Logfile rotation, retention, and the things you only learn after losing logs

Last Tuesday I needed a logfile entry from about three weeks ago. The entry would have told me whether a particular incoming connection had succeeded or been refused. I went to find it. It was gone.

The logfile in question had been rotated, compressed, rotated again, and finally pruned by the standard log-rotation script that ships with most Linux distributions. The default retention was four weeks. The entry was outside that window.

This is a small disaster. I want to write about it because the lesson is bigger than "set retention longer".

The default policies and where they come from

Most Linux distributions ship with a logfile rotation tool — usually logrotate — configured with reasonable-sounding defaults. A typical default for /var/log/messages rotates the log weekly, keeps four weeks, compresses old rotations.

This is fine for the original purpose: keep the log file from filling the disk. It is not fine if you ever want to investigate something more than a month old.

The default exists because log-rotation tools were designed in an era where storage was expensive and logs were rarely consulted retrospectively. Both of those conditions have changed. Storage is cheap. Investigation is increasingly the point.

What I have changed

For my own systems, I now have the following retention rules, which are about ten times the default:

Mail logs: 12 months, compressed weekly.
Web access logs: 12 months, compressed weekly.
Auth logs: 24 months, compressed weekly.
Kernel and syslog: 6 months, compressed weekly.
Firewall drop logs: 12 months, compressed weekly.

This is a lot more storage than the defaults imply. On my home box it is about two gigabytes, which is significant on the disks I have. It is not significant on any system bought in the last two years. The cost-benefit is heavily in favour of keeping more.

The values themselves are arbitrary; what matters is that I have decided what they should be, written it down, and tested that the actual rotation matches the policy.

What logrotate does, mechanically

The logrotate config for a single log looks like:

/var/log/messages {
    weekly
    rotate 52
    compress
    delaycompress
    notifempty
    missingok
    sharedscripts
    postrotate
        /etc/init.d/syslog reload >/dev/null 2>&1 || true
    endscript
}

The options worth understanding:

weekly: rotate once a week, regardless of size.
rotate 52: keep 52 generations. Combined with weekly, this is 52 weeks.
compress: compress all but the most recent rotated file.
delaycompress: do not compress the just-rotated one yet; the daemon may still have an open handle on it.
notifempty: do not rotate empty logs.
missingok: do not error if the file is missing.
sharedscripts: run the postrotate script once per matching file pattern, not once per file.
postrotate: HUP the daemon so it reopens its log file. Without this, the daemon continues writing to the old (now renamed) file, and the new logfile remains empty.

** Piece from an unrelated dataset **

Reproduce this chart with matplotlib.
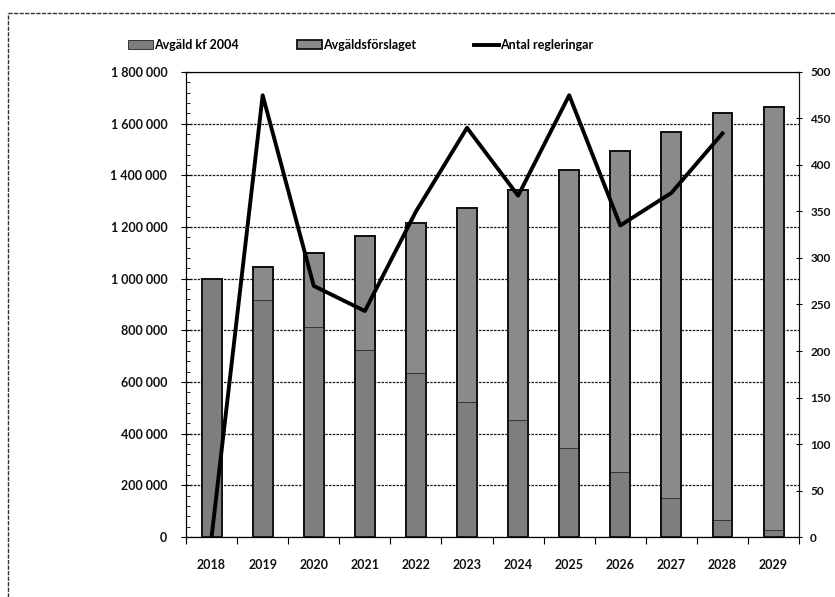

The postrotate step is the one that bites you most. If you forget it, the rotation appears to work — the file gets renamed, a new empty file is created — but the daemon is still writing to the old name. You discover this a week later when you wonder why the new file is empty.

The thing I now do that is more important than retention

Off-host log shipping.

Log rotation on the original host is necessary but not sufficient. If the host is compromised, the attacker can rewrite or delete the local logs. The local logs are evidence; the local logs are also under the same control as the thing being investigated.

The answer is to ship the logs, in real time, to a different host. The receiving host should be one whose only job is logging — minimal services, minimal exposure, written-only access to the log store.

The ancient and reliable way to do this is syslog's remote forwarding. In /etc/syslog.conf:

*.*    @logserver.example

This sends a copy of every syslog message to UDP 514 on logserver.example, in addition to whatever local logging happens. The logserver runs syslogd -r to accept remote messages and writes them to its own files.

The weakness is that this is UDP, which means messages can be lost in transit (and there is no integrity protection). For my home setup this is acceptable. For anything serious, you would want TCP-based syslog — syslog-ng is the obvious replacement.

What I lost, and what I learned

The specific entry I lost was a connection-attempt log line from a specific IP that I now suspect was associated with a probe my honeypot caught on a different port. With the original line I could correlate the activities. Without it, I have to assume the correlation but cannot prove it.

This is the kind of small loss that, on a serious investigation, would matter materially. The amount of data needed for a defensible incident reconstruction is a lot more than people think before they have done one. Three to six months is probably the floor.

The more general lesson, which is the one I am writing down to remember: defaults written for an old set of constraints persist into a new set of constraints. Every defaults file in any Unix system was written with assumptions about cost, threat model, and use case. Some of those assumptions are now wrong. The default logrotate config is one. The default firewall policy on most distributions is another. The default services running after install is a third.

Reviewing defaults is its own ongoing discipline.